第2080号2020年8月25日
第45回母と女性教職員の会静岡県集会・第70次教育研究静岡県集会を中止します

新型コロナウイルス感染症の拡大により、学校は約3か月間休校を余儀なくされました。再開後はこの間の「遅れ」を取り戻すため、多くの学校では教育課程を組み換え、中には週30時間の授業時数になっている学校もあり、子どもたちや教職員の健康面・精神面での過度な負担が懸念されます。感染症や自然災害など人々の社会生活を一変させる事態は、いつ起こっても不思議ではありません。ICTを活用した授業が注目されていますが、一斉授業における学びあいやグループ学習を大切にしてきた日本の学校教育の現状では、その教育的効果は限定的になっていると感じます。コロナ禍において顕在化した「学校教育の持続性」について議論し、必要な条件整備を総合的にすすめていくことが求められていると考えます。

一方、新型コロナウイルス感染症が拡大する中で、感染者やその家族等に対する誹謗中傷やいじめなどの人権侵害が社会問題となっています。また、感染拡大地域の県外ナンバーの車に傷をつけたり、SNSで事実誤認の情報を流したりするなど、社会全体が‘副次的な病魔’に侵されていると言っても過言ではありません。さらに世界に目を向けると、自国第一主義の政策が優先され、米中間の関係悪化など国際問題に陥る状況となっています。この現実を子どもたちはどのように見て、どう感じているのでしょうか。そして、私たち教職員は、子どもたちに何を伝え、どんな学びを求めていくのでしょうか。

このような状況ゆえ、教職員どうしの意見交換や保護者等との対話が重要であると考え、静教組は「第45回母と女性教職員の会静岡県集会」と「第70次教育研究静岡県集会」の開催をめざしてきました。

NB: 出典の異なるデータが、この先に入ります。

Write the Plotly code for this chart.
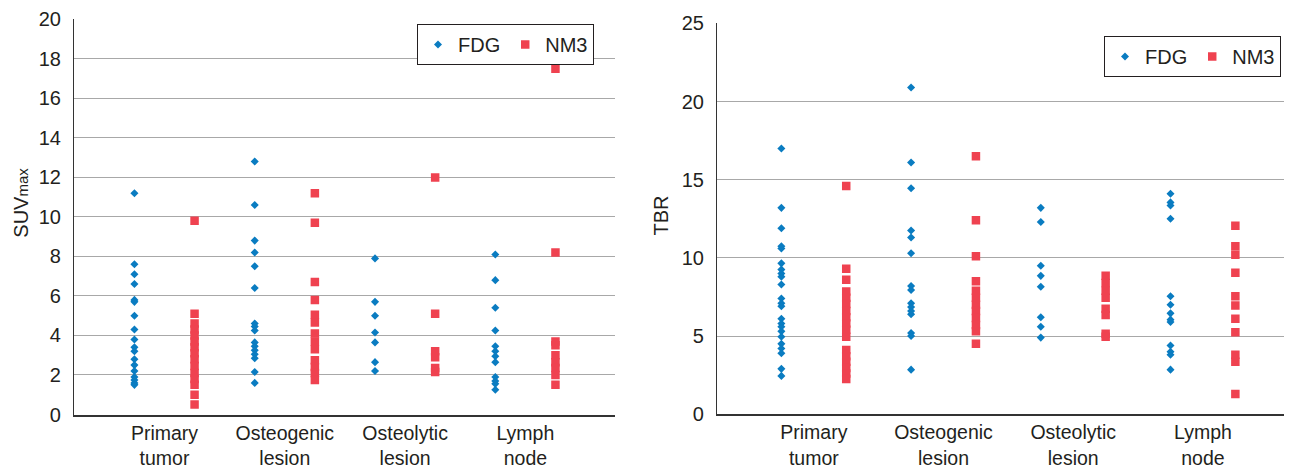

母と女性教職員の会静岡県集会については、昨年度、台風の襲来により中止になったため、2年振りの開催にむけ実行委員会を中心に諸準備をすすめてきました。また、第70次教育研究静岡県集会については、開催支部である沼津支部と協議を重ねながら、開催方法を変更しての実施を視野に準備をすすめてきました。

しかし、新型コロナウイルス感染症は未だ収束の兆しを見せず、県内においても新たな感染者が増加している状況です。両集会とも県内外から教職員、保護者、研究者等が参集するため、感染リスクを排除することが困難であると判断し、今年度の開催を中止することといたしました。諸準備にご苦労いただいた皆さまやリポート作成に携わってくださった皆さまには、申し訳ない気もちでいっぱいですが、ご理解いただければ幸いです。

「新たな生活様式」の浸透やワクチンの開発等により、1日も早く感染症の拡大が収まり、多くの人々が集い、子どもの学びや子育てについて語り合ったり、日々の実践に基づいた研究協議がなされたりする日が来ることを願いたいと思います。